Once upon a time the building of the Belgrade Airport could be entered, as is the custom in the civilised world, through some twenty doors designed so that one came and went in all directions. Of late, one enters and leaves the Belgrade Airport (embracing several units, i.e. buildings) through one and only one door. Reason: security measures, there is only one x-ray device placed by the entrance/exit door. It is easy to imagine what it looks like when a person returns from abroad: luggage-laden international passengers disembark in the basement, miles away from the only door; climbing the stairs (needless to say, the escalator is out of work) and walking through the building, takes roughly as much time as to fly from Belgrade to Vienna.

In a nutshell: one entrance, one door, one airline.

Airport (2)

Last month, the Federal Customs Administration passed an ordinance which was immediately put into effect, i.e. mirror. A mirror substitutes for the glass panel separating the passengers from the non-passengers. Now nobody can see anybody, nobody can, say, pass over the money for the customs duty, briefly - those meeting the passengers can only look at their reflection in the customs looking-glass. Malicious tongues claim that bars are being prepared to take the place of mirrors but this should not be taken seriously: bars are see-through.

Wheat

The paradoxal situation with the farmers claiming that they cannot earn their livelihood unless paid 55 paras (0.55 Dinars) per kilogram of this year's wheat and cover their basic outlays unless paid 35 paras per kilogram, and the market price of some 18 paras for a kilogram of last year's wheat, has not been resolved even by Marjanovic's price of 28 paras/kilogram for this year's marketable harvest estimated at 3,850,000 metric tonnes.
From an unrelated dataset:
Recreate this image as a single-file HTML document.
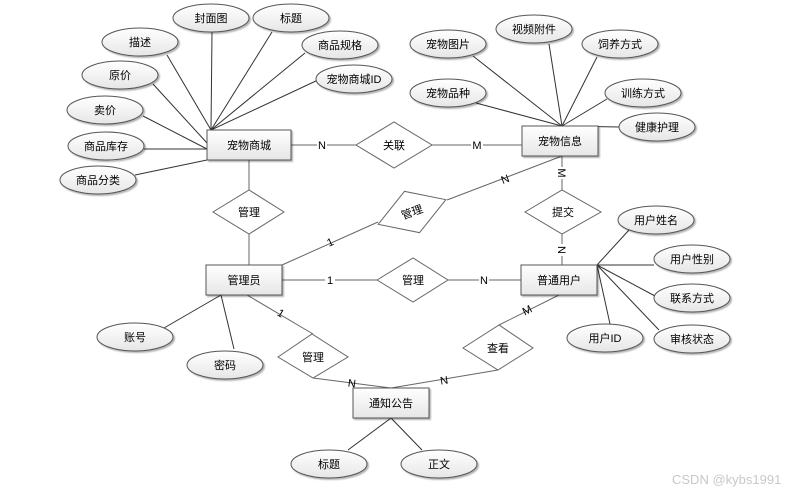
<!DOCTYPE html>
<html><head><meta charset="utf-8"><style>
html,body{margin:0;padding:0;background:#fff;}
svg{display:block;}
text{font-family:"Liberation Sans","Noto Sans CJK SC",sans-serif;font-size:11px;fill:#000;}
.l{stroke:#333;stroke-width:1;fill:none;}
.g{stroke:#666;stroke-width:1;fill:none;}
.e{fill:url(#gr);stroke:#555;stroke-width:1;filter:url(#sh);}
.r{fill:url(#gr);stroke:#555;stroke-width:1;filter:url(#sh);}
.d{fill:#fff;stroke:#666;stroke-width:1;}
.lb{fill:#fff;}
</style></head><body>
<svg width="809" height="495" viewBox="0 0 809 495" xmlns="http://www.w3.org/2000/svg">
<defs>
<linearGradient id="gr" x1="0" y1="0" x2="0" y2="1"><stop offset="0" stop-color="#ffffff"/><stop offset="1" stop-color="#e6e6e6"/></linearGradient>
<filter id="sh" x="-10%" y="-10%" width="130%" height="140%"><feDropShadow dx="1.5" dy="1.5" stdDeviation="0.8" flood-color="#000" flood-opacity="0.3"/></filter>
</defs>
<!-- attribute lines: 宠物商城 -->
<g class="l">
<line x1="212" y1="32" x2="211" y2="130"/>
<line x1="272" y1="32" x2="211" y2="130"/>
<line x1="167" y1="55" x2="211" y2="130"/>
<line x1="305" y1="53" x2="211" y2="130"/>
<line x1="318" y1="80" x2="211" y2="130"/>
<line x1="153" y1="84" x2="207" y2="143"/>
<line x1="143" y1="116" x2="207" y2="149"/>
<line x1="144" y1="149" x2="207" y2="149"/>
<line x1="135" y1="175" x2="207" y2="160"/>
<!-- 宠物信息 -->
<line x1="473" y1="56" x2="562" y2="126"/>
<line x1="549" y1="44" x2="562" y2="126"/>
<line x1="597" y1="57" x2="562" y2="126"/>
<line x1="476" y1="103" x2="562" y2="126"/>
<line x1="607" y1="99" x2="562" y2="126"/>
<line x1="562" y1="126" x2="619" y2="127"/>
<!-- 普通用户 -->
<line x1="629" y1="230" x2="597" y2="265"/>
<line x1="654" y1="265" x2="597" y2="265"/>
<line x1="655" y1="296" x2="597" y2="265"/>
<line x1="659" y1="330" x2="597" y2="265"/>
<line x1="610" y1="324" x2="597" y2="265"/>
<!-- 管理员 -->
<line x1="164" y1="328" x2="221" y2="295"/>
<line x1="234" y1="349" x2="221" y2="295"/>
<!-- 通知公告 -->
<line x1="348" y1="450" x2="391" y2="418"/>
<line x1="422" y1="450" x2="391" y2="418"/>
</g>
<!-- relation lines -->
<g class="g">
<line x1="291" y1="145" x2="356" y2="145"/>
<line x1="432" y1="145" x2="522" y2="145"/>
<line x1="249" y1="160" x2="249" y2="190"/>
<line x1="249" y1="234" x2="249" y2="265"/>
<line x1="282" y1="265" x2="378" y2="222"/>
<line x1="447" y1="200" x2="562" y2="156"/>
<line x1="562" y1="156" x2="562" y2="190"/>
<line x1="562" y1="234" x2="562" y2="265"/>
<line x1="282" y1="280" x2="377" y2="280"/>
<line x1="448" y1="280" x2="521" y2="280"/>
<line x1="247" y1="295" x2="313" y2="334"/>
<line x1="313" y1="378" x2="391" y2="388"/>
<line x1="498" y1="370" x2="391" y2="388"/>
<line x1="559" y1="295" x2="499" y2="325"/>
</g>
<!-- cardinality labels -->
<g>
<rect class="lb" x="317" y="139" width="10" height="12"/><text x="322" y="149" text-anchor="middle">N</text>
<rect class="lb" x="471" y="139" width="12" height="12"/><text x="477" y="149" text-anchor="middle">M</text>
<text x="330" y="246" text-anchor="middle" transform="rotate(-24 330 242)">1</text>
<text x="505" y="183" text-anchor="middle" transform="rotate(-21 505 179)">N</text>
<rect class="lb" x="556" y="167" width="12" height="12"/><text x="562" y="177" text-anchor="middle" transform="rotate(90 562 173)">M</text>
<rect class="lb" x="556" y="244" width="12" height="12"/><text x="562" y="254" text-anchor="middle" transform="rotate(90 562 250)">N</text>
<rect class="lb" x="325" y="274" width="10" height="12"/><text x="330" y="284" text-anchor="middle">1</text>
<rect class="lb" x="479" y="274" width="10" height="12"/><text x="484" y="284" text-anchor="middle">N</text>
<text x="281" y="317" text-anchor="middle" transform="rotate(30 281 313)">1</text>
<text x="352" y="387" text-anchor="middle" transform="rotate(7 352 383)">N</text>
<text x="444" y="384" text-anchor="middle" transform="rotate(-9 444 380)">N</text>
<text x="527" y="314" text-anchor="middle" transform="rotate(-27 527 310)">M</text>
</g>
<!-- diamonds -->
<polygon class="d" points="356,145 394,122 432,145 394,168"/><text x="394" y="149" text-anchor="middle">关联</text>
<polygon class="d" points="213,212 249,190 284,212 249,234"/><text x="249" y="216" text-anchor="middle">管理</text>
<g transform="rotate(-20 412 212)"><polygon class="d" points="376,212 412,190 448,212 412,234"/><text x="412" y="216" text-anchor="middle">管理</text></g>
<polygon class="d" points="525,212 562,190 601,212 562,234"/><text x="563" y="216" text-anchor="middle">提交</text>
<polygon class="d" points="377,280 413,258 448,280 413,302"/><text x="413" y="284" text-anchor="middle">管理</text>
<polygon class="d" points="278,357 312,334 348,357 313,378"/><text x="313" y="361" text-anchor="middle">管理</text>
<polygon class="d" points="463,348 499,325 533,348 498,370"/><text x="498" y="352" text-anchor="middle">查看</text>
<!-- entities -->
<rect class="r" x="207" y="130" width="84" height="30"/><text x="249" y="149" text-anchor="middle">宠物商城</text>
<rect class="r" x="522" y="126" width="76" height="30"/><text x="560" y="145" text-anchor="middle">宠物信息</text>
<rect class="r" x="206" y="265" width="76" height="30"/><text x="244" y="284" text-anchor="middle">管理员</text>
<rect class="r" x="521" y="265" width="76" height="30"/><text x="559" y="284" text-anchor="middle">普通用户</text>
<rect class="r" x="353" y="388" width="76" height="30"/><text x="391" y="407" text-anchor="middle">通知公告</text>
<!-- ellipses -->
<g>
<ellipse class="e" cx="211" cy="18" rx="38" ry="14"/><text x="211" y="22" text-anchor="middle">封面图</text>
<ellipse class="e" cx="291" cy="18" rx="38" ry="14"/><text x="291" y="22" text-anchor="middle">标题</text>
<ellipse class="e" cx="140" cy="42" rx="38" ry="14"/><text x="140" y="46" text-anchor="middle">描述</text>
<ellipse class="e" cx="340" cy="45" rx="38" ry="14"/><text x="340" y="49" text-anchor="middle">商品规格</text>
<ellipse class="e" cx="354" cy="79" rx="38" ry="14"/><text x="354" y="83" text-anchor="middle">宠物商城ID</text>
<ellipse class="e" cx="120" cy="75" rx="38" ry="14"/><text x="120" y="79" text-anchor="middle">原价</text>
<ellipse class="e" cx="105" cy="110" rx="38" ry="14"/><text x="105" y="114" text-anchor="middle">卖价</text>
<ellipse class="e" cx="106" cy="146" rx="38" ry="14"/><text x="106" y="150" text-anchor="middle">商品库存</text>
<ellipse class="e" cx="98" cy="180" rx="38" ry="14"/><text x="98" y="184" text-anchor="middle">商品分类</text>
<ellipse class="e" cx="448" cy="44" rx="38" ry="14"/><text x="448" y="48" text-anchor="middle">宠物图片</text>
<ellipse class="e" cx="534" cy="29" rx="38" ry="14"/><text x="534" y="33" text-anchor="middle">视频附件</text>
<ellipse class="e" cx="620" cy="44" rx="38" ry="14"/><text x="620" y="48" text-anchor="middle">饲养方式</text>
<ellipse class="e" cx="448" cy="93" rx="38" ry="14"/><text x="448" y="97" text-anchor="middle">宠物品种</text>
<ellipse class="e" cx="643" cy="93" rx="38" ry="14"/><text x="643" y="97" text-anchor="middle">训练方式</text>
<ellipse class="e" cx="657" cy="127" rx="38" ry="14"/><text x="657" y="131" text-anchor="middle">健康护理</text>
<ellipse class="e" cx="656" cy="220" rx="38" ry="14"/><text x="656" y="224" text-anchor="middle">用户姓名</text>
<ellipse class="e" cx="692" cy="259" rx="38" ry="14"/><text x="692" y="263" text-anchor="middle">用户性别</text>
<ellipse class="e" cx="692" cy="298" rx="38" ry="14"/><text x="692" y="302" text-anchor="middle">联系方式</text>
<ellipse class="e" cx="692" cy="339" rx="38" ry="14"/><text x="692" y="343" text-anchor="middle">审核状态</text>
<ellipse class="e" cx="605" cy="338" rx="38" ry="14"/><text x="605" y="342" text-anchor="middle">用户ID</text>
<ellipse class="e" cx="135" cy="337" rx="38" ry="14"/><text x="135" y="341" text-anchor="middle">账号</text>
<ellipse class="e" cx="225" cy="365" rx="38" ry="14"/><text x="225" y="369" text-anchor="middle">密码</text>
<ellipse class="e" cx="329" cy="464" rx="38" ry="14"/><text x="329" y="468" text-anchor="middle">标题</text>
<ellipse class="e" cx="439" cy="464" rx="38" ry="14"/><text x="439" y="468" text-anchor="middle">正文</text>
</g>
<text x="672" y="484" style="font-size:13px;fill:#c8c8c8;">CSDN @kybs1991</text>
</svg>
</body></html>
If last year's reserves indeed amount to 1,200,000 metric tonnes, then the Serbian Government's promise that it will purchase this year's harvest in its entirety can be interpreted as its "desire to protect the agricultural producers". The Government, however, is not all that naive because it promises to pay the indicated 28 paras per kilogram either in four installments or through barter deals. If the farmers opt to sell for cash, then - in real terms - they stand to lose one-quarter of the price offered today, that is if this year's inflation rate of 5-6 percent per month does not gain momentum.

Eager Beavers

Some papers keep missing the right connection. Politika Ekspres claimed first that the news about the conscription of the trans-Drina Serbs was invented by independent media trying at all cost to prevent the otherwise inevitable abolition of unfair and undeserved santions off Yugoslavia in the nearest future. Then in the competent quarters it was said that the trans-Drina Serbs were not only caught and sent to the war, but that it was the right thing to do. Last week, the same daily scolded the "humanitarians" for saying the same because the "combing" of the unregistered and those with "unregulated status does not mean sending them to the armies of the Republic Srpska and Republic Serb Krajina armies". At the same time, both armies boast of the successful effort, and the Serbian Ministry of the Interior promises that those taken away "by mistake" will be returned from the front. The grapevine at Sumatovac has it that this eager-beaver editorial policy could be the reason behind the announced change of the editor-in chief.